SEMINARIOS DE INVESTIGACIÓN EN INGENIERÍA INFORMÁTICA Y DE TELECOMUNICACIÓN 2007-2008


Actividad de Formación Continua  del Programa Oficial de Posgrado en Ingeniería Informática y de Telecomunicación


Escuela Politécnica Superior, Universidad Autónoma de Madrid

Escuela Politécnica Superior                        


jueves, 24 de Abril de 2008, 12:00

Salón de Grados, Escuela Politécnica Superior, Universidad Autónoma de Madrid


Contextual Content Analysis for Semantic Knowledge Extraction

Noel O'Connor

Centre for Digital Video Processing, Adaptive Information Cluster, Dublin City University, Irlanda 


Abstract

Extracting semantic real world information from content is a key enabler for many different digital media applications. The key challenge to be addressed is the so called "Semantic Gap" problem. This has been a key driver for research efforts in a number of traditionally disparate research communities. This can be seen in the recent work of researchers targeting audio transcription, aspects of computer vision, multi-modal indexing and retrieval and the general Semantic Web effort, for example. Whilst this has stimulated much useful research, and led to many publications and PhDs, increasingly we can see that the Semantic Gap problem is intractable except in very constrained applications. This is because what we perceive from what we see and hear, depends on factors such as who we are, where we are and when and why we're looking or listening in the first place.

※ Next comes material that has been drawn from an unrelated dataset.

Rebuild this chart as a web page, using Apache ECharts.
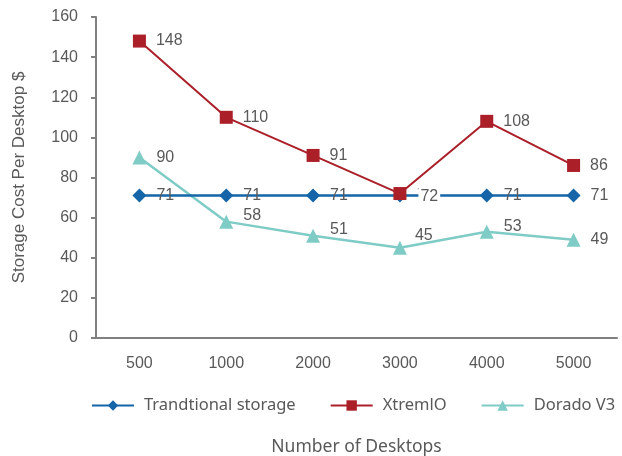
<!DOCTYPE html>
<html><head><meta charset="utf-8">
<script src="https://cdn.jsdelivr.net/npm/echarts@6/dist/echarts.min.js"></script>
<style>html,body{margin:0;padding:0;background:#fff}#c{width:622px;height:456px}</style>
</head><body><div id="c"></div>
<script>
var categories = ['500','1000','2000','3000','4000','5000'];
var traditional = [71,71,71,71,71,71];
var xtremio = [148,110,91,72,108,86];
var dorado = [90,58,51,45,53,49];
var seriesNames = ['Trandtional storage','XtremlO','Dorado V3'];

var doradoOffsets = [[0,0],[0,-6],[0,-6],[-2,-12],[0,-5],[0,0]];
var xtremioOffsets = [[0,0],[0,0],[0,0],[2,3],[0,0],[0,0]];

var labelStyle = {show:true, position:'right', distance:10, color:'#595959', fontSize:16, fontFamily:'Liberation Sans, Arial, sans-serif'};

var chart = echarts.init(document.getElementById('c'));
chart.setOption({
  animation:false,
  grid:{left:96, right:5, top:17, bottom:118, outerBoundsMode:'none', containLabel:false},
  legend:{
    bottom:37, left:86,
    itemWidth:42, itemHeight:13, itemGap:34,
    textStyle:{color:'#595959', fontSize:16.5, fontFamily:'Noto Sans, sans-serif', padding:[0,0,0,5]},
    data:seriesNames
  },
  xAxis:{
    type:'category', data:categories, boundaryGap:true,
    name:'Number of Desktops', nameLocation:'middle', nameGap:100,
    nameTextStyle:{color:'#595959', fontSize:17.5, fontFamily:'Noto Sans, sans-serif'},
    axisLine:{lineStyle:{color:'#808080', width:2}},
    axisTick:{show:false},
    axisLabel:{color:'#595959', fontSize:16, margin:18, fontFamily:'Liberation Sans, Arial, sans-serif'}
  },
  yAxis:{
    type:'value', min:0, max:160, interval:20,
    name:'Storage Cost Per Desktop $', nameLocation:'middle', nameGap:68,
    nameTextStyle:{color:'#595959', fontSize:17, fontFamily:'Liberation Sans, Arial, sans-serif'},
    axisLine:{show:true, lineStyle:{color:'#808080', width:2}},
    axisTick:{show:true, length:5, lineStyle:{color:'#808080', width:2}},
    splitLine:{show:false},
    axisLabel:{color:'#595959', fontSize:16, margin:18, fontFamily:'Liberation Sans, Arial, sans-serif'}
  },
  series:[
    {name:seriesNames[0], type:'line', data:traditional, symbol:'diamond', symbolSize:14,
     itemStyle:{color:'#1565a8'}, lineStyle:{width:2.5, color:'#1565a8'}, label:labelStyle, z:3},
    {name:seriesNames[1], type:'line', symbol:'rect', symbolSize:13,
     data:xtremio.map(function(v,i){return {value:v, label:{offset:xtremioOffsets[i], backgroundColor:(i===3?'#ffffff':'transparent'), padding:(i===3?[1,2]:0)}};}),
     itemStyle:{color:'#ab1f29'}, lineStyle:{width:2, color:'#ab1f29'}, label:labelStyle, z:4},
    {name:seriesNames[2], type:'line', symbol:'triangle', symbolSize:14,
     data:dorado.map(function(v,i){return {value:v, label:{offset:doradoOffsets[i]}};}),
     itemStyle:{color:'#7fccc6'}, lineStyle:{width:2.5, color:'#7fccc6'}, label:labelStyle, z:2}
  ]
});
</script></body></html>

None of this can be measured easily (if at all) directly from a single content source. In this presentation, I will argue that useful advances can be made by considering either multiple similar data sources (e.g. visible and thermal visual modalities) or non-content contextual data sources (e.g. from simple time, date and location to more complex channels such as physiological data from wearable technology). Both approaches are now possible in practical applications because of the increasing availability / decreasing cost of a variety of sensor modalities. I will show some examples of initial research in my lab along these lines in the framework of applications such as personal photo management, event detection in visual diaries, and activity analysis for sports applications.

PDF presentation

Noel O'Connor

Noel E. O’Connor graduated from Dublin City University (DCU) with a B.Eng. in Electronic Engineering (1992) and a PhD (1998), after working for 2 years as a research assistant for Teltec Ireland at DCU. He is currently a Senior Lecturer in the School of Electronic Engineering and a PI in the  Centre for Digital Video Processing (CDVP), a 55-person research centre, which he co-founded with Alan Smeaton. Since 1999 he has published over 130 peer-reviewed publications, 11 standards submissions, filed 5 patents and spun off a campus company, Aliope Ltd, with others from CDVP. He is the Irish representative to the world-wide ISO/IEC Moving Pictures Expert Group (MPEG) standards body. He acted as integrator for the software implementation of MPEG-4 that now forms an informative annex to the standard and was part of a small team whose technology proposal to MPEG-7 was selected as the starting point for the standard. He has acted as PC Chair for 3 international conferences (CIVR 2004, SAMT 2006 & WIAMIS 2007) and regularly reviews for a number of respected journals and acts as a PC member for many international conferences (8 in 2006). He was an expert evaluator for EU FP6 proposals as well as acting as a reviewer for specific projects for both the EU and Enterprise Ireland. He has guest edited 5 special issues of different journals including Multimedia Tools and Applications (Springer), the Journal of Web Semantics (Elsevier), Signal Processing: Image Communication (Elsevier), the Journal of Embedded Systems (Eurasip) and the Journal of Image and Video Processing (Eurasip). He is a member of the IEEE, Engineers Ireland and the Institution of Engineering and Technology.